His superiors assigned the zealous Hoover to monitor and track down radicals, especially those considered subversive of the war effort. He helped coordinate the “Palmer Raids,” to capture known or suspected communists during what became known as the “Red Scare.” Radical black activists, suspected Jewish subversives, and others were tracked by Hoover’s investigators. By 1924, he had become director of the Bureau of Investigation, taking over the running of more than four hundred agents. He fired all female agents and kept the agency all male henceforth. The Director courted collaborators among local law enforcement officers across the United States, and was unstinting in praise for the ones deemed most competent and effective.


In 1919, U.S. Attorney General A. Mitchell Palmer (1872-1936) recruited Hoover to head the newly created General Intelligence Unit and help conduct a series of raids against suspected anarchist and communist radicals

Both Prohibition and the Great Depression spawned their own forms of interstate lawlessness, from organized crime, based on bootlegging alcoholic beverages, prostitution, illegal gambling, and other vices to bank robbery and subverting law enforcers and politicians. In 1935, the word “Federal” was added to the Bureau of Investigation to become the FBI, with J. Edgar Hoover continuing as the director. While many successful prosecutions ensued from FBI evidence-gathering, the chief came under criticism for denying the existence of organized crime among the Sicilian Mafia in the United States. After 1957, however, the FBI cracked down on the crime bosses who operated with relative impunity in many of the largest cities.

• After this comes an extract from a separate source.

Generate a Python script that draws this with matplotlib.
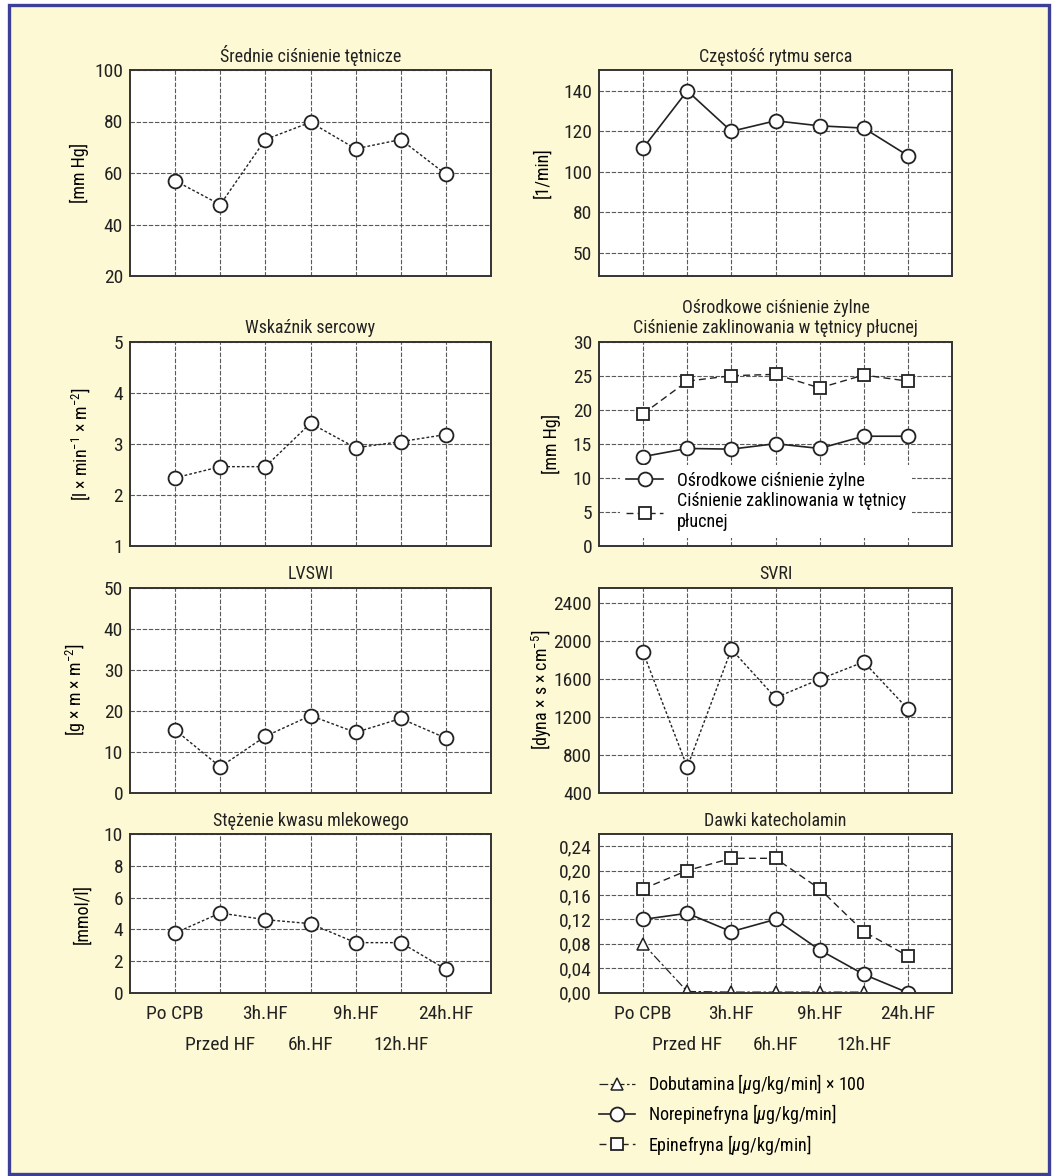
import matplotlib
matplotlib.use("Agg")
import matplotlib.pyplot as plt
from matplotlib import font_manager as fm
from matplotlib.patches import Rectangle

# waska czcionka (jak Helvetica Condensed), pierwsza dostepna
dostepne = {f.name for f in fm.fontManager.ttflist}
kandydaci = ["Roboto Condensed", "Archivo Narrow", "PT Sans Narrow",
             "Liberation Sans Narrow", "Open Sans Condensed", "DejaVu Sans"]
czcionka = [k for k in kandydaci if k in dostepne][0]
plt.rcParams["font.family"] = [czcionka, "DejaVu Sans"]
plt.rcParams["mathtext.fontset"] = "custom"
plt.rcParams["mathtext.rm"] = czcionka
plt.rcParams["mathtext.it"] = czcionka + ":italic"

# dane
punkty = ["Po CPB", "Przed HF", "3h.HF", "6h.HF", "9h.HF", "12h.HF", "24h.HF"]
map_mmhg = [57, 47.7, 73, 79.7, 69.4, 73, 59.5]
hr = [111.7, 140, 120, 125.2, 122.7, 121.6, 108]
hr_ticks = [60, 80, 100, 120, 140]
hr_labels = ["50", "80", "100", "120", "140"]
ci = [2.33, 2.55, 2.55, 3.40, 2.92, 3.04, 3.18]
cvp = [13.1, 14.3, 14.2, 15.0, 14.3, 16.1, 16.1]
pcwp = [19.4, 24.2, 25.0, 25.2, 23.2, 25.1, 24.2]
lvswi = [15.3, 6.3, 13.75, 18.8, 14.7, 18.1, 13.3]
svri = [1878, 670, 1910, 1400, 1594, 1776, 1281]
mleczan = [3.77, 5.03, 4.61, 4.36, 3.16, 3.16, 1.48]
dobutamina = [0.08, 0.002, 0.001, 0.001, 0.001, 0.001]
norepinefryna = [0.12, 0.13, 0.10, 0.12, 0.07, 0.03, 0.0]
epinefryna = [0.17, 0.20, 0.22, 0.22, 0.17, 0.10, 0.06]
kat_ticks = [0.0, 0.04, 0.08, 0.12, 0.16, 0.20, 0.24]
kat_labels = ["0,00", "0,04", "0,08", "0,12", "0,16", "0,20", "0,24"]

W, H = 1058, 1176
fig = plt.figure(figsize=(W / 100, H / 100), dpi=100, facecolor="white")
fig.patches.append(Rectangle((9 / W, 1 - 1174 / H), 1040 / W, 1169 / H,
                             transform=fig.transFigure, facecolor="#fef9d5",
                             edgecolor="#3b3f98", linewidth=2.4, zorder=-10))

kol = [(130, 361), (599, 353)]
wiersze = [(70, 276), (341.7, 545.7), (587.7, 792.7), (834.3, 992.7)]

x = list(range(len(punkty)))
kropki = (0, (2, 1.5))
kreski = (0, (5, 3))
circ = dict(marker="o", markersize=10, markerfacecolor="white",
            markeredgecolor="#222222", markeredgewidth=1.3, color="#222222")
sq = dict(marker="s", markersize=8.5, markerfacecolor="white",
          markeredgecolor="#222222", markeredgewidth=1.3, color="#222222")


def panel(r, c, title, ylim):
    x0, w = kol[c]
    top, bot = wiersze[r]
    ax = fig.add_axes([x0 / W, 1 - bot / H, w / W, (bot - top) / H])
    ax.set_facecolor("white")
    ax.set_xlim(-1, 7)
    ax.set_ylim(*ylim)
    ax.set_xticks([0, 2, 4, 6])
    ax.set_xticks([1, 3, 5], minor=True)
    ax.grid(True, which="both", color="#5a5a5a", linewidth=0.8,
            linestyle=(0, (4, 1.5)))
    ax.set_axisbelow(True)
    ax.tick_params(which="both", length=0, labelsize=14, pad=5,
                   colors="#222222")
    for s in ax.spines.values():
        s.set_color("#333333")
        s.set_linewidth(1.4)
    ax.set_title(title, fontsize=13, pad=6, color="#222222")
    if r < 3:
        ax.set_xticklabels([])
        ax.set_xticklabels([], minor=True)
    else:
        ax.set_xticklabels(punkty[0::2])
        ax.set_xticklabels(punkty[1::2], minor=True)
        ax.tick_params(axis="x", which="major", pad=9)
        ax.tick_params(axis="x", which="minor", pad=31)
    return ax


ax = panel(0, 0, "Średnie ciśnienie tętnicze", (20, 100))
ax.plot(x, map_mmhg, linestyle=kropki, linewidth=1, **circ)
ax.set_yticks([20, 40, 60, 80, 100])
ax.set_ylabel("[mm Hg]", fontsize=13)
ax.yaxis.set_label_coords(-0.114, 0.5)

ax = panel(0, 1, "Częstość rytmu serca", (48.5, 150.3))
ax.plot(x, hr, linestyle="-", linewidth=1.2, **circ)
ax.set_yticks(hr_ticks)
ax.set_yticklabels(hr_labels)
ax.set_ylabel("[1/min]", fontsize=13)
ax.yaxis.set_label_coords(-0.135, 0.5)

ax = panel(1, 0, "Wskaźnik sercowy", (1, 5))
ax.plot(x, ci, linestyle=kropki, linewidth=1, **circ)
ax.set_yticks([1, 2, 3, 4, 5])
ax.set_ylabel("[l × min$^{-1}$ × m$^{-2}$]", fontsize=13)
ax.yaxis.set_label_coords(-0.105, 0.5)

ax = panel(1, 1, "Ośrodkowe ciśnienie żylne\nCiśnienie zaklinowania w tętnicy płucnej",
           (0, 30))
ax.plot(x, cvp, linestyle="-", linewidth=1.2, label="Ośrodkowe ciśnienie żylne", **circ)
ax.plot(x, pcwp, linestyle=kreski, linewidth=1,
        label="Ciśnienie zaklinowania w tętnicy\npłucnej", **sq)
ax.set_yticks([0, 5, 10, 15, 20, 25, 30])
ax.set_ylabel("[mm Hg]", fontsize=13)
ax.yaxis.set_label_coords(-0.109, 0.5)
leg = ax.legend(loc="lower left", bbox_to_anchor=(0.06, 0.04), fontsize=13,
                frameon=True, facecolor="white", edgecolor="none", framealpha=1,
                fancybox=False, handlelength=2.0, handletextpad=0.8,
                labelspacing=0.15, borderpad=0.35, borderaxespad=0)

ax = panel(2, 0, "LVSWI", (0, 50))
ax.plot(x, lvswi, linestyle=kropki, linewidth=1, **circ)
ax.set_yticks([0, 10, 20, 30, 40, 50])
ax.set_ylabel("[g × m × m$^{-2}$]", fontsize=13)
ax.yaxis.set_label_coords(-0.115, 0.5)

ax = panel(2, 1, "SVRI", (400, 2558))
ax.plot(x, svri, linestyle=kropki, linewidth=1, **circ)
ax.set_yticks([400, 800, 1200, 1600, 2000, 2400])
ax.set_ylabel("[dyna × s × cm$^{-5}$]", fontsize=13)
ax.yaxis.set_label_coords(-0.127, 0.5)

ax = panel(3, 0, "Stężenie kwasu mlekowego", (0, 10))
ax.plot(x, mleczan, linestyle=kropki, linewidth=1, **circ)
ax.set_yticks([0, 2, 4, 6, 8, 10])
ax.set_ylabel("[mmol/l]", fontsize=13)
ax.yaxis.set_label_coords(-0.108, 0.5)

ax = panel(3, 1, "Dawki katecholamin", (0, 0.2593))
tri = dict(marker="^", markersize=8, markerfacecolor="white",
           markeredgecolor="#222222", markeredgewidth=1.1, color="#222222")
ax.plot(x[:len(dobutamina)], dobutamina, linestyle=(0, (7, 2, 2, 2)), linewidth=0.9,
        label="Dobutamina [$\\mu$g/kg/min] × 100", **tri)
ax.plot(x, norepinefryna, linestyle="-", linewidth=1.2,
        label="Norepinefryna [$\\mu$g/kg/min]", **circ)
ax.plot(x, epinefryna, linestyle=kreski, linewidth=1,
        label="Epinefryna [$\\mu$g/kg/min]", **sq)
ax.set_yticks(kat_ticks)
ax.set_yticklabels(kat_labels)
ax.legend(loc="upper left", bbox_to_anchor=(0.0, -0.50), fontsize=13,
          frameon=False, handlelength=2.0, handletextpad=0.7,
          labelspacing=0.35, borderpad=0, borderaxespad=0)

fig.savefig("out.png", dpi=100, facecolor="white")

A police raid of illegal alcohol during the Prohibition


A poverty-stricken family in Oklahoma during the Great Depression, 1936

World War II brought concentrated efforts, once again, on espionage and secret agents in the United States, and the Cold War put communist infiltrators front and center on the FBI targets list. The agency was supposed to just gather information and allow the criminal justice system to take over from there, but accusations of overstepping jurisdiction and selective enforcement constantly plagued the agency. Through wire-tapping the Rev. Martin Luther King, Hoover tried to discredit the NAACP as a potential threat to the United States. The intelligence gathered on Dr. King is still under lock and key, sealed in the FBI files, although the agency has promised to release the information on several occasions. Although under pressure to fire the zealous, (and some would say, out of control) law enforcer, Presidents Johnson and Nixon both made exceptions to the retirement age precedents for federal employees, and kept Hoover on well into his seventies, until he died in office in 1972. The political left hated him, the politicians feared to cross him, and the American people generally loved J. Edgar Hoover’s diligence in protecting the nation and pursuing those who would damage or destroy it. Some wish that he was still in office today, given the apparent perfidy of recent leadership.

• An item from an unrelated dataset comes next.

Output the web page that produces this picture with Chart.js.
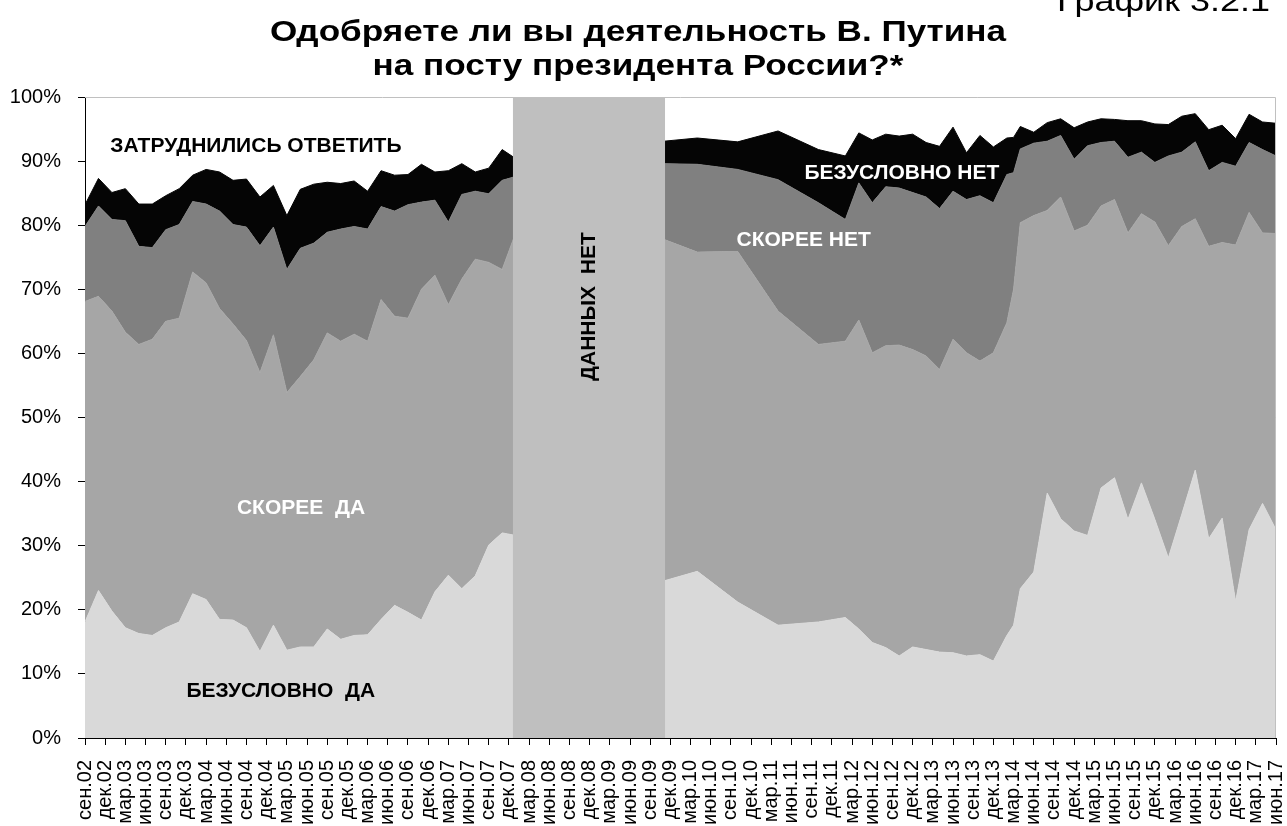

J. Edgar Hoover (standing second from the left) and other officials meet in the Oval Office with President Lyndon B. Johnson to discuss a response to the Detroit Riots, July 24, 1967

A few of his sayings reveal Hoover’s philosophy:

“A child who has been taught the laws of God, should have little trouble respecting the laws of men.”

“What we need in America today is a vigorous return to the God of our Fathers, and a most vigorous defense against the minion of godlessness and atheism.”

“No amount of law enforcement can solve a problem that goes back to the family. The Communist threat from without must not blind us to the Communist threat from within. The latter is reaching into the very heart of America through its espionage agents and a cunning, defiant, and lawless communist party, which is fanatically dedicated to the Marxist cause of world enslavement and destruction of the foundations of our republic.”